Menu

#70 Collocation based on addkey detecting node word as well

open
Client (37)
5
2014-08-18
2007-02-13
No

I ran a search for "any" word with the tag GE (in FLOB).

I then ran a collocation search and the top item listed was "'s" itself.

This can't be right, can it?

Query text:

<pos><word>_</word><poscode key="POS">GE</poscode></pos>

<pos><word>_</word><poscode key="POS">GE</poscode></pos> -> 's

This also affects the scope -- if the scope is L2 R2, then

AAA BBB 's CCC DDD

then AAA and BBB are in scope, as is CCC, but DDD isn't, and so far as I can see it should be...

Discussion

  • Andrew Hardie

    Andrew Hardie - 2007-02-13

    Logged In: YES
    user_id=1460495
    Originator: YES

    Just as a followup, here are the first few lines of the colloc list for the search given above:

    <listCollocs left="2" right="2">
    <colloc seq="1" freq="5602" score="424.1"><word>'s</word></colloc>
    <colloc seq="2" freq="876" score="181.8"><word>'</word></colloc>
    <colloc seq="3" freq="68" score="31.3"><word>st</word></colloc>
    <colloc seq="4" freq="48" score="23.5"><word>king</word></colloc>
    <colloc seq="5" freq="17" score="23.5"><word>stalnaker</word></colloc>
    <colloc seq="6" freq="68" score="22.9"><word>britain</word></colloc>
    <colloc seq="7" freq="23" score="22.7"><word>citizen</word></colloc>
    <colloc seq="8" freq="17" score="22.4"><word>behn</word></colloc>
    <colloc seq="9" freq="66" score="21.4"><word>father</word></colloc>
    <colloc seq="10" freq="71" score="20.7"><word>mother</word></colloc>
    <colloc seq="11" freq="29" score="19.1"><word>charter</word></colloc>
    <colloc seq="12" freq="14" score="18.3"><word>schongauer</word></colloc>

    And here are the same number of lines derived from a Word Query search for "'" or "'s" as GE, which should in theory give exactly the same results:

    <listCollocs left="2" right="2">
    <colloc seq="1" freq="70" score="32.3"><word>st</word></colloc>
    <colloc seq="2" freq="49" score="24.0"><word>king</word></colloc>
    <colloc seq="3" freq="17" score="23.5"><word>stalnaker</word></colloc>
    <colloc seq="4" freq="68" score="22.9"><word>britain</word></colloc>
    <colloc seq="5" freq="23" score="22.7"><word>citizen</word></colloc>
    <colloc seq="6" freq="17" score="22.4"><word>behn</word></colloc>
    <colloc seq="7" freq="67" score="21.8"><word>father</word></colloc>
    <colloc seq="8" freq="73" score="21.4"><word>mother</word></colloc>
    <colloc seq="9" freq="29" score="19.1"><word>charter</word></colloc>
    <colloc seq="10" freq="14" score="18.3"><word>schongauer</word></colloc>
    <colloc seq="11" freq="77" score="17.7"><word>children</word></colloc>
    <colloc seq="12" freq="93" score="17.5"><word>mr</word></colloc>

    this latter was based on the following query:

    <or><pos><word>'</word><poscode key="POS">GE</poscode></pos><pos><word>'s</word><poscode key="POS">GE</poscode></pos></or>

    Note that it is not just the presence / absence of "'s" at the top of the list.

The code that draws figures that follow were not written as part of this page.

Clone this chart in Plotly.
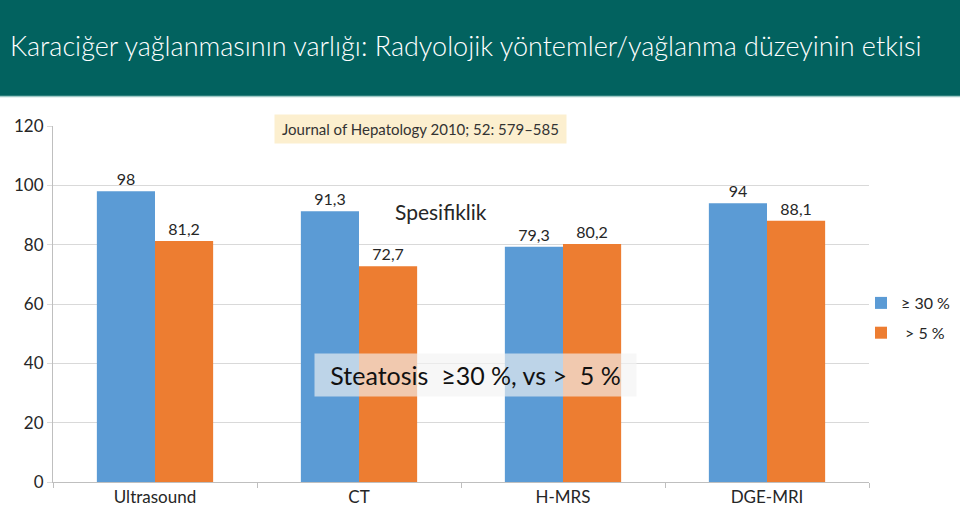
import plotly.graph_objects as go

categories = ["Ultrasound", "CT", "H-MRS", "DGE-MRI"]
series_30 = [98, 91.3, 79.3, 94]
series_5 = [81.2, 72.7, 80.2, 88.1]
series_names = ["\u2265 30 %", " > 5 %"]
y_ticks = [0, 20, 40, 60, 80, 100, 120]

FONT = "Lato"
BLUE = "#5B9BD5"
ORANGE = "#ED7D31"

def fmt(v):
    s = ("%g" % v)
    return s.replace(".", ",")

fig = go.Figure()
for i, (name, vals, col) in enumerate([(series_names[0], series_30, BLUE), (series_names[1], series_5, ORANGE)]):
    fig.add_trace(go.Bar(
        x=categories, y=vals, name=name, legendgroup="g%d" % i,
        marker=dict(color=col, line=dict(width=0)),
        text=[fmt(v) for v in vals], textposition="outside", cliponaxis=False,
        textfont=dict(family=FONT, size=16, color="#262626"),
    ))

L, R, T, B = 53, 91, 126, 30
W, H = 960, 512
pw, ph = W - L - R, H - T - B

def px(x):
    return (x - L) / pw

def py(y):
    return (H - B - y) / ph

fig.update_layout(
    width=W, height=H,
    margin=dict(l=L, r=R, t=T, b=B, autoexpand=False),
    paper_bgcolor="white", plot_bgcolor="white",
    barmode="group", bargap=0.43, bargroupgap=0,
    font=dict(family=FONT, size=16, color="#262626"),
    showlegend=True,
    legend=dict(x=px(861), y=py(286), xanchor="left", yanchor="top",
                font=dict(family=FONT, size=16, color="#262626"),
                itemwidth=30, tracegroupgap=6, bgcolor="rgba(0,0,0,0)"),
    xaxis=dict(showline=True, linecolor="#bfbfbf", linewidth=1, ticks="outside",
               tickson="boundaries", ticklen=5, tickcolor="#bfbfbf",
               tickfont=dict(family=FONT, size=17, color="#262626"), showgrid=False),
    yaxis=dict(range=[0, 120], tickvals=y_ticks, showgrid=True, gridcolor="#d9d9d9",
               showline=True, linecolor="#bfbfbf", ticks="outside", ticklen=5,
               tickcolor="#d9d9d9", zeroline=False,
               tickfont=dict(family=FONT, size=17, color="#262626")),
    shapes=[
        dict(type="rect", xref="paper", yref="paper", x0=px(0), x1=px(960), y0=py(96), y1=py(0),
             fillcolor="#02625f", line=dict(width=0), layer="above"),
        dict(type="line", xref="paper", yref="paper", x0=px(0), x1=px(960), y0=py(96.5), y1=py(96.5),
             line=dict(color="#9fc9c6", width=1.5), layer="above"),
    ],
    annotations=[
        dict(xref="paper", yref="paper", x=px(8), y=py(46), xanchor="left", yanchor="middle",
             text="Karaciğer yağlanmasının varlığı: Radyolojik yöntemler/yağlanma düzeyinin etkisi",
             showarrow=False, font=dict(family=FONT, size=27, color="white", weight=300)),
        dict(xref="paper", yref="paper", x=px(420), y=py(129), xanchor="center", yanchor="middle",
             text="Journal of Hepatology 2010; 52: 579\u2013585", showarrow=False,
             bgcolor="#fcefcf", width=287, height=24, borderpad=2,
             font=dict(family=FONT, size=15, color="#333333")),
        dict(xref="paper", yref="paper", x=px(441), y=py(211), xanchor="center", yanchor="middle",
             text="Spesifiklik", showarrow=False,
             font=dict(family=FONT, size=21, color="#262626")),
        dict(xref="paper", yref="paper", x=px(475.5), y=py(375), xanchor="center", yanchor="middle",
             text="Steatosis  \u226530 %, vs >  5 %", showarrow=False,
             bgcolor="rgba(242,242,242,0.65)", width=317, height=38, borderpad=2,
             font=dict(family=FONT, size=25, color="#111111")),
    ],
)

fig.write_html("out.html")
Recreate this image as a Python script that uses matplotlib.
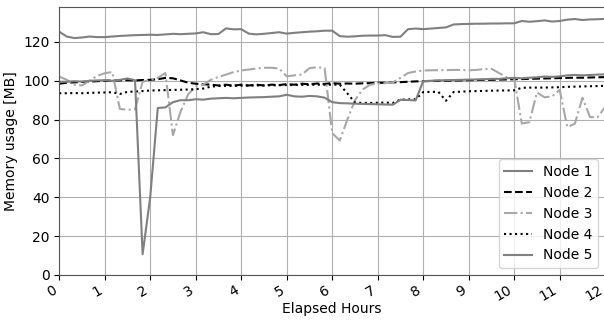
import numpy as np
import matplotlib
matplotlib.use("Agg")
import matplotlib.pyplot as plt

plt.rcParams["font.size"] = 10

# elapsed time, one sample every 10 minutes
hours = np.arange(73) / 6.0

node1 = [125.3, 122.8, 122.0, 122.3, 122.8, 122.5, 122.5, 122.8, 123.1, 123.3,
         123.5, 123.6, 123.7, 123.6, 123.9, 124.2, 124.0, 124.2, 124.4, 125.0,
         124.0, 124.1, 127.0, 126.5, 126.6, 124.3, 123.9, 124.2, 124.6, 125.0,
         124.3, 124.7, 125.0, 125.3, 125.5, 125.8, 125.8, 123.0, 122.7, 122.9,
         123.2, 123.3, 123.3, 123.5, 122.6, 122.7, 126.6, 126.9, 126.6, 126.9,
         127.2, 127.5, 129.0, 129.2, 129.3, 129.4, 129.4, 129.5, 129.5, 129.6,
         129.6, 130.8, 130.4, 130.7, 131.1, 130.5, 130.8, 131.5, 131.8, 131.3,
         131.6, 131.7, 131.9]

node2 = [98.5, 99.0, 99.2, 99.4, 99.6, 99.8, 100.0, 100.1, 100.2, 100.3,
         100.2, 100.4, 100.5, 100.8, 101.5, 101.3, 100.2, 99.0, 98.5, 98.2,
         98.0, 97.6, 98.0, 97.5, 98.0, 97.6, 98.0, 97.6, 98.0, 97.8,
         98.3, 98.0, 98.5, 98.2, 98.6, 98.4, 98.8, 98.5, 98.6, 98.5,
         98.7, 98.8, 99.0, 99.0, 99.2, 99.3, 99.5, 99.7, 99.8, 99.9,
         100.0, 100.0, 100.1, 100.2, 100.3, 100.4, 100.5, 100.5, 100.6, 100.7,
         100.8, 100.9, 101.0, 101.1, 101.2, 101.3, 101.4, 101.5, 101.6, 101.6,
         101.7, 101.8, 101.9]

node3 = [102.2, 100.5, 98.0, 97.6, 100.0, 102.5, 103.9, 104.5, 85.5, 85.1,
         85.3, 99.5, 100.5, 101.5, 104.0, 72.0, 84.0, 93.0, 97.0, 98.0,
         100.5, 102.0, 103.2, 104.5, 105.3, 105.8, 106.3, 106.7, 106.7, 106.3,
         102.3, 102.8, 103.2, 106.5, 107.0, 106.5, 73.0, 69.3, 80.0, 90.0,
         95.5, 98.0, 98.6, 98.8, 99.2, 101.5, 104.0, 104.8, 105.3, 105.4,
         105.5, 105.5, 105.6, 105.6, 105.4, 105.6, 106.0, 106.2, 104.0, 101.8,
         101.2, 78.0, 78.7, 94.0, 91.5, 92.0, 95.3, 76.2, 77.9, 91.3,
         81.3, 81.3, 86.5]

node4 = [93.6, 93.6, 93.7, 93.6, 93.8, 93.9, 94.0, 94.1, 93.2, 94.3,
         94.5, 94.7, 95.0, 95.1, 95.2, 95.3, 95.4, 95.5, 95.7, 96.0,
         97.0, 97.3, 97.4, 97.4, 97.5, 97.5, 97.6, 97.6, 97.7, 97.7,
         97.8, 97.8, 97.9, 97.9, 98.0, 98.0, 98.0, 98.0, 93.5, 88.8,
         88.6, 88.6, 88.7, 88.8, 88.6, 90.3, 90.4, 90.5, 94.2, 94.3,
         94.3, 89.7, 94.2, 94.4, 94.6, 94.7, 94.8, 94.9, 95.0, 95.0,
         95.1, 96.4, 96.5, 96.5, 96.5, 96.6, 96.7, 96.9, 97.0, 97.1,
         97.2, 97.3, 97.4]

node5 = [99.5, 99.5, 99.8, 99.6, 100.0, 100.2, 100.3, 100.0, 100.5, 101.2,
         100.3, 10.7, 40.0, 86.0, 86.3, 89.0, 90.0, 90.0, 90.5, 90.3,
         90.8, 91.0, 91.2, 91.0, 91.2, 91.4, 91.5, 91.6, 91.8, 92.0,
         92.8, 92.0, 91.8, 92.2, 92.0, 91.3, 89.0, 88.5, 88.4, 88.2,
         88.1, 88.0, 87.9, 87.8, 87.7, 90.2, 90.1, 89.9, 99.8, 100.0,
         100.2, 100.3, 100.4, 100.5, 100.6, 100.7, 100.8, 101.0, 101.0, 101.3,
         101.5, 101.3, 101.6, 101.8, 102.2, 102.0, 102.3, 102.8, 103.0, 102.8,
         103.0, 103.2, 103.3]

fig = plt.figure(figsize=(6.04, 3.22), dpi=100)
ax = fig.add_axes([0.098, 0.146, 0.904, 0.832])

ax.plot(hours, node1, color='#808080', linestyle='-', lw=1.5, label='Node 1')
ax.plot(hours, node2, color='black', linestyle='--', lw=1.5, label='Node 2')
ax.plot(hours, node3, color='#a8a8a8', linestyle='-.', lw=1.5, label='Node 3')
ax.plot(hours, node4, color='black', linestyle=':', lw=1.5, label='Node 4')
ax.plot(hours, node5, color='#808080', linestyle='-', lw=1.5, label='Node 5')

ax.set_xlim(0, 12)
ax.set_ylim(bottom=0)
ax.set_xticks(range(13))
ax.tick_params(axis='x', pad=2)
plt.setp(ax.get_xticklabels(), rotation=30, ha='right')
ax.grid(True, color='#b0b0b0')
for s in ax.spines.values():
    s.set_color('#555555')
ax.set_xlabel('Elapsed Hours', labelpad=-1)
ax.set_ylabel('Memory usage [MB]')
ax.legend(loc='lower right')

fig.savefig('out.png', dpi=100)
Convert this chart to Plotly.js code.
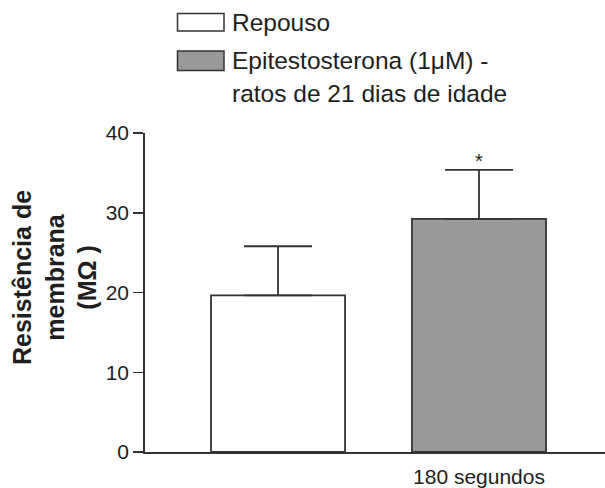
<!DOCTYPE html>
<html>
<head>
<meta charset="utf-8">
<script src="https://cdn.plot.ly/plotly-3.0.1.min.js"></script>
<style>html,body{margin:0;padding:0;background:#fff;}#chart{width:605px;height:488px;}</style>
</head>
<body>
<div id="chart"></div>
<script>
// ---- data ----
const categories = ['Repouso', 'Epitestosterona'];
const legendLabels = ['Repouso', 'Epitestosterona (1\u03bcM) -', 'ratos de 21 dias de idade'];
const meanValues = [19.65, 29.23];
const errorValues = [6.15, 6.15];
const tickLabels = ['', '180 segundos'];
const significance = ['', '*'];
const yTicks = [0, 10, 20, 30, 40];

// ---- layout helpers ----
const W = 605, H = 488;
const mL = 145, mR = 0, mT = 133, mB = 36;
const pw = W - mL - mR, ph = H - mT - mB;
const px = x => (x - mL) / pw;
const py = y => (H - mB - y) / ph;

const FONT = '"Liberation Sans", Arial, Helvetica, sans-serif';
const INK = '#1e1e1e';
const LINE = '#333333';
const fills = ['#ffffff', '#999999'];

const trace = {
  type: 'bar',
  x: categories,
  y: meanValues,
  width: 0.667,
  marker: {color: fills, line: {color: LINE, width: 1.8}},
  error_y: {type: 'data', symmetric: false, array: errorValues, arrayminus: [0, 0],
            color: LINE, thickness: 1.8, width: 34},
  hoverinfo: 'none',
  showlegend: false
};

const annotations = [];
// significance markers
categories.forEach((c, i) => {
  if (significance[i]) {
    annotations.push({x: c, y: meanValues[i] + errorValues[i] + 1.1, xref: 'x', yref: 'y',
      text: significance[i], showarrow: false, xanchor: 'center', yanchor: 'middle',
      font: {family: FONT, size: 20, color: INK}});
  }
});
// y title
annotations.push({x: px(54), y: py(278), xref: 'paper', yref: 'paper', textangle: -90,
  text: '<b>Resistência de<br>membrana<br>(M\u03a9 )</b>', showarrow: false,
  xanchor: 'center', yanchor: 'middle', font: {family: FONT, size: 25, color: INK}});
// legend text
const legY = [22.5, 60, 93];
legendLabels.forEach((t, i) => {
  annotations.push({x: px(230), y: py(legY[i]), xref: 'paper', yref: 'paper', text: t,
    showarrow: false, xanchor: 'left', yanchor: 'middle',
    font: {family: FONT, size: 24.5, color: INK}});
});

const shapes = [
  {type: 'rect', xref: 'paper', yref: 'paper', x0: px(177.5), x1: px(224), y0: py(13.5), y1: py(31),
   fillcolor: fills[0], line: {color: LINE, width: 1.5}},
  {type: 'rect', xref: 'paper', yref: 'paper', x0: px(177.5), x1: px(224), y0: py(51), y1: py(70.5),
   fillcolor: fills[1], line: {color: LINE, width: 1.5}}
];

const layout = {
  width: W, height: H,
  margin: {l: mL, r: mR, t: mT, b: mB, pad: 0},
  paper_bgcolor: '#fff', plot_bgcolor: '#fff',
  showlegend: false,
  xaxis: {
    type: 'category', categoryorder: 'array', categoryarray: categories,
    range: [-0.662, 1.627], tickvals: categories, ticktext: tickLabels,
    ticks: '', ticklabelstandoff: 5, showgrid: false, zeroline: false, showline: true,
    linecolor: LINE, linewidth: 1.8, tickfont: {family: FONT, size: 21, color: INK},
    fixedrange: true
  },
  yaxis: {
    range: [0, 40], tickvals: yTicks, ticks: 'outside', ticklen: 10, tickwidth: 1.5,
    tickcolor: LINE, showgrid: false, zeroline: false, showline: true, linecolor: LINE,
    linewidth: 1.8, tickfont: {family: FONT, size: 21, color: INK}, fixedrange: true
  },
  annotations: annotations,
  shapes: shapes,
  font: {family: FONT, color: INK}
};

Plotly.newPlot('chart', [trace], layout, {staticPlot: true, displayModeBar: false});
</script>
</body>
</html>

It is also the count of some of the other collocates (plus the total number of collocs on the list is larger in the second case).

     
  • Tony Dodd

    Tony Dodd - 2007-02-28

    Logged In: YES
    user_id=1036552
    Originator: NO

    If you look at the solution to an allpos query you'll see that the hit covers the pos tag but not the word itself. I'm surprised noone has complained about this; not only does it have the side effect mentioned here in collocations, it also looks strange. I'm slightly worried that fixing it may break sequence queries with allpos yet again but I'll take a look.